_SHORT TASK_
Find how many lines of the listing include the string "chart", and report only that figure.

_AVAILABLE DATA_
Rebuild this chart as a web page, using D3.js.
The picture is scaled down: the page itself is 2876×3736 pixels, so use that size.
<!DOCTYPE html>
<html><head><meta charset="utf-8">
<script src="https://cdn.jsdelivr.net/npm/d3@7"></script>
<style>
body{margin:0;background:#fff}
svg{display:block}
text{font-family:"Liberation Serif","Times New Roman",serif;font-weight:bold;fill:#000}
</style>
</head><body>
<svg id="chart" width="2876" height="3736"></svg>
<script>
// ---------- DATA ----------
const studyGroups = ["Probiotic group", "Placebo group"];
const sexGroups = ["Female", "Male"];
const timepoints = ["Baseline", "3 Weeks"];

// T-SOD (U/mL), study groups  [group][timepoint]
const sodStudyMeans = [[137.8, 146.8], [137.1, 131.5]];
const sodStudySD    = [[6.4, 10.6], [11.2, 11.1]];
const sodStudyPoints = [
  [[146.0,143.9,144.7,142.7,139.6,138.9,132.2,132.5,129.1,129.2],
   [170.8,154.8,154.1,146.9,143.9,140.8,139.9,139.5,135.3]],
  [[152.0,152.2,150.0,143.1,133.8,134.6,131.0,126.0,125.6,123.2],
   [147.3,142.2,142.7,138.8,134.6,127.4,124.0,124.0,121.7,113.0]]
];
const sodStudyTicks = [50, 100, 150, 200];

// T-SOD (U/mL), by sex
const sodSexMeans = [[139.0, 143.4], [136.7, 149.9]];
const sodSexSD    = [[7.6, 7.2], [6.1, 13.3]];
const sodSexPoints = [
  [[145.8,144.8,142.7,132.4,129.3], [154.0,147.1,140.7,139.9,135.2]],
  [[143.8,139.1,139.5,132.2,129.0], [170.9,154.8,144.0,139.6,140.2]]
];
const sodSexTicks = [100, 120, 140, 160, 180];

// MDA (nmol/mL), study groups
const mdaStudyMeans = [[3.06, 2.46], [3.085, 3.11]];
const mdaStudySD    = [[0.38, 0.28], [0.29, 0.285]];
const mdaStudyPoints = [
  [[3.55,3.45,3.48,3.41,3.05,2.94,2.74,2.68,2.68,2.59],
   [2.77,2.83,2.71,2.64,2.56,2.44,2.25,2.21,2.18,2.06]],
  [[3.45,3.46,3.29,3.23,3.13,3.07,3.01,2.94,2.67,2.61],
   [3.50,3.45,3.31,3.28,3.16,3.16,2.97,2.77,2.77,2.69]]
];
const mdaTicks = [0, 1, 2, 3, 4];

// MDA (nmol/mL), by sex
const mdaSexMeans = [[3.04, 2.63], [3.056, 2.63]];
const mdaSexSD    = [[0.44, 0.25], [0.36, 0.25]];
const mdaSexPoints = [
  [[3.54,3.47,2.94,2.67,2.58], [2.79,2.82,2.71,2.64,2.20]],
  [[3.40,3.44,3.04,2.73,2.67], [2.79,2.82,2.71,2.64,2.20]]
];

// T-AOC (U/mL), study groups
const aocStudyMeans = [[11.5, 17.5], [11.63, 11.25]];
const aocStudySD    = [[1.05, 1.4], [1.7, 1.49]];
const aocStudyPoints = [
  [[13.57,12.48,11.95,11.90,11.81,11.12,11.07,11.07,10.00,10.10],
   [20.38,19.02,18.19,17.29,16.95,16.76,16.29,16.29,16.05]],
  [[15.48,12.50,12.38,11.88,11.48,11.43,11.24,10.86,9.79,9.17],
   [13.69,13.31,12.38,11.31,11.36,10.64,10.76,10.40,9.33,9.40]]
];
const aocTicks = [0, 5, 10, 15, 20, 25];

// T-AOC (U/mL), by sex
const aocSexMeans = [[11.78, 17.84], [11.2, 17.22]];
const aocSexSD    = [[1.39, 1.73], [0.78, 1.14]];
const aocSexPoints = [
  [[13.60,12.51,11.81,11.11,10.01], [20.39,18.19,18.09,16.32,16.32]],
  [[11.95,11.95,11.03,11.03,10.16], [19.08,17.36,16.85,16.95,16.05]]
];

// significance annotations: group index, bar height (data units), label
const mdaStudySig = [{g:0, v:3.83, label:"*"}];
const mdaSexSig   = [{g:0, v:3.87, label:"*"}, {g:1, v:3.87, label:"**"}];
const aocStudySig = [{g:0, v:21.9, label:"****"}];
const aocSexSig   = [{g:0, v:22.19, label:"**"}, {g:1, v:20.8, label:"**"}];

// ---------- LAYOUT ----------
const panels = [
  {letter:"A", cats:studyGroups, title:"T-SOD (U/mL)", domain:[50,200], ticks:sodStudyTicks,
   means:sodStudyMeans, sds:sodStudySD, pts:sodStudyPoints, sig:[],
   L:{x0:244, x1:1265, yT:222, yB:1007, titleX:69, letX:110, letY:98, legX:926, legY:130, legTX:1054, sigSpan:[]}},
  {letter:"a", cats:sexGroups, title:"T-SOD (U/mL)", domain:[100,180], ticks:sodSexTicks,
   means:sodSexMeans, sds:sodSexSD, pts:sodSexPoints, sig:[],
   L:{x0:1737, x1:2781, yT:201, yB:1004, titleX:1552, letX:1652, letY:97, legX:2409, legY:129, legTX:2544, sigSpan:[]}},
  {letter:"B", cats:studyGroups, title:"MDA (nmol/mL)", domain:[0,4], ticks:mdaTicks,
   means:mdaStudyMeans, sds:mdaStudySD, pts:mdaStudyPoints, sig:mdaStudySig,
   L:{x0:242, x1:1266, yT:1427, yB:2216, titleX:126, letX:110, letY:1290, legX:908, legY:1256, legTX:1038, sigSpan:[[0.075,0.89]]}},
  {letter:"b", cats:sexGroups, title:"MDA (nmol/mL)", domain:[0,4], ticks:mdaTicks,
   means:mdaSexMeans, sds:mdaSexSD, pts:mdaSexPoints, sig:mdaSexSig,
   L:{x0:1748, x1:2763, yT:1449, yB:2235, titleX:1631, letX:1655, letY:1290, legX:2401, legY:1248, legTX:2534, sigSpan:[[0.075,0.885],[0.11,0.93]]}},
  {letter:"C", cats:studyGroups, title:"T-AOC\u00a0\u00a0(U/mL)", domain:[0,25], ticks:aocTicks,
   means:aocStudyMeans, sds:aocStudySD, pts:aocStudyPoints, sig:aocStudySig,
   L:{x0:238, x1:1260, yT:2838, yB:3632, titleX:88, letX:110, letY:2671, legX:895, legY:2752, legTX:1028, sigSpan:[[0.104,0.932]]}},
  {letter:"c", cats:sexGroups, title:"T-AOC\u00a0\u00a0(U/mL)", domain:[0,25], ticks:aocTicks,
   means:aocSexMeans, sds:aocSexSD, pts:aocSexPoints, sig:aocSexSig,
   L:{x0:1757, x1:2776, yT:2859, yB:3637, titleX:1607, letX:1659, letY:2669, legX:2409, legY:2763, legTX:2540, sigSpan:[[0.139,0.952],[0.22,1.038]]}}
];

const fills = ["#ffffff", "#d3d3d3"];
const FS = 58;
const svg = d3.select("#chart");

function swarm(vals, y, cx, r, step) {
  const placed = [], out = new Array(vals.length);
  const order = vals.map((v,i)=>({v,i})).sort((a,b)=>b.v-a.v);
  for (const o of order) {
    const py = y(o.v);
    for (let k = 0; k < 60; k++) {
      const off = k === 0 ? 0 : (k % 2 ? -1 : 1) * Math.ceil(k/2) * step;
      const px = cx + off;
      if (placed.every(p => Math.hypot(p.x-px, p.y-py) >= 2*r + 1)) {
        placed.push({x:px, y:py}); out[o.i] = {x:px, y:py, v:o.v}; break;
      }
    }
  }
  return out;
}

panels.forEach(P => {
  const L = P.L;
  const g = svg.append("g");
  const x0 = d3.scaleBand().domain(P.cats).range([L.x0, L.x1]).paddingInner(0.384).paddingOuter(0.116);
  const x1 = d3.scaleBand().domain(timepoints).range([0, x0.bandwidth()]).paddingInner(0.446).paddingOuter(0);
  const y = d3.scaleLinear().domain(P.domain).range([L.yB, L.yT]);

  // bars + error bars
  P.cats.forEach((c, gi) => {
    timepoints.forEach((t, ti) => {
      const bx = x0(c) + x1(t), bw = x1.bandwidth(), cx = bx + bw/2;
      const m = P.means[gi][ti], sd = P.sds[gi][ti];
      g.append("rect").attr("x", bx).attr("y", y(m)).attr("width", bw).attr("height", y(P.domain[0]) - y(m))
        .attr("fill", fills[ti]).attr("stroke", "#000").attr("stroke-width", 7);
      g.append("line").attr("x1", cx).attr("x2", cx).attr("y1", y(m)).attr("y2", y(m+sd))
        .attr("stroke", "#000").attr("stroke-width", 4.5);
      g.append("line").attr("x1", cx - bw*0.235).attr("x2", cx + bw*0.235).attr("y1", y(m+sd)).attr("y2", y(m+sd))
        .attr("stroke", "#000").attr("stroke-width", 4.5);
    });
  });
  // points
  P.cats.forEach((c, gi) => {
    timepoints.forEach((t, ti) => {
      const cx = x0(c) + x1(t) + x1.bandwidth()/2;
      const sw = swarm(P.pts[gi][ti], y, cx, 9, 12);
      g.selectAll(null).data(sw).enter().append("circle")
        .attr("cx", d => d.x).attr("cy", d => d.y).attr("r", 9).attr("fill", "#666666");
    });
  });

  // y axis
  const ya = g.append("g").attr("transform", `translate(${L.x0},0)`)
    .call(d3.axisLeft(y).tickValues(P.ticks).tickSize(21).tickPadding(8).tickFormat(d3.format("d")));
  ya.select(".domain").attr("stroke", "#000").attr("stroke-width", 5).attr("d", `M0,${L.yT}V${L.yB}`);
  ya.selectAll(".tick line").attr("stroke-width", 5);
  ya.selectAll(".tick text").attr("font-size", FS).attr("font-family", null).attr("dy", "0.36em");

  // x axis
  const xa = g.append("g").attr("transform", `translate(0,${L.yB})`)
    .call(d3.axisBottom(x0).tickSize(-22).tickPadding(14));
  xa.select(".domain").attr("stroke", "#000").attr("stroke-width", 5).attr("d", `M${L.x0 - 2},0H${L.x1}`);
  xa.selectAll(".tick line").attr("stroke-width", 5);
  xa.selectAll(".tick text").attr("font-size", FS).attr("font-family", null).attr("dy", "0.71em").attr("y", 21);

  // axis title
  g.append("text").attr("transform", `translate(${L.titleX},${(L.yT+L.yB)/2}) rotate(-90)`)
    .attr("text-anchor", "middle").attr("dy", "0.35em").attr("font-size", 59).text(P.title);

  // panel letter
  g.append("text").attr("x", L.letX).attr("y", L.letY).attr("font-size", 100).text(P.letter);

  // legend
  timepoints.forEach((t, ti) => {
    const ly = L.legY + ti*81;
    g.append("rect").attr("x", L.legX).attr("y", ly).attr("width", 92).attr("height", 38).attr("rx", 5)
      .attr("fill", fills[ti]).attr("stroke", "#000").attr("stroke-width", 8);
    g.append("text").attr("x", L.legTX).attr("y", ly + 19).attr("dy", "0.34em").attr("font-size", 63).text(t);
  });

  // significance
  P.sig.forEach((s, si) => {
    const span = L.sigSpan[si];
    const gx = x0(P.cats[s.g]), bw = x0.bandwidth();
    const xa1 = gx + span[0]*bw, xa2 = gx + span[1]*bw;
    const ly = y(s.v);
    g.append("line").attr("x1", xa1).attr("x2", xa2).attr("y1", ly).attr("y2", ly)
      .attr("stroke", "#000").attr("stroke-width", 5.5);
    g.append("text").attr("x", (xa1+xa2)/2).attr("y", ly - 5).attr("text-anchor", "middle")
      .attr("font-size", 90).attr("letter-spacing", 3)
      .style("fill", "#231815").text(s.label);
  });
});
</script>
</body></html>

_OUTPUT OF THE TASK_
3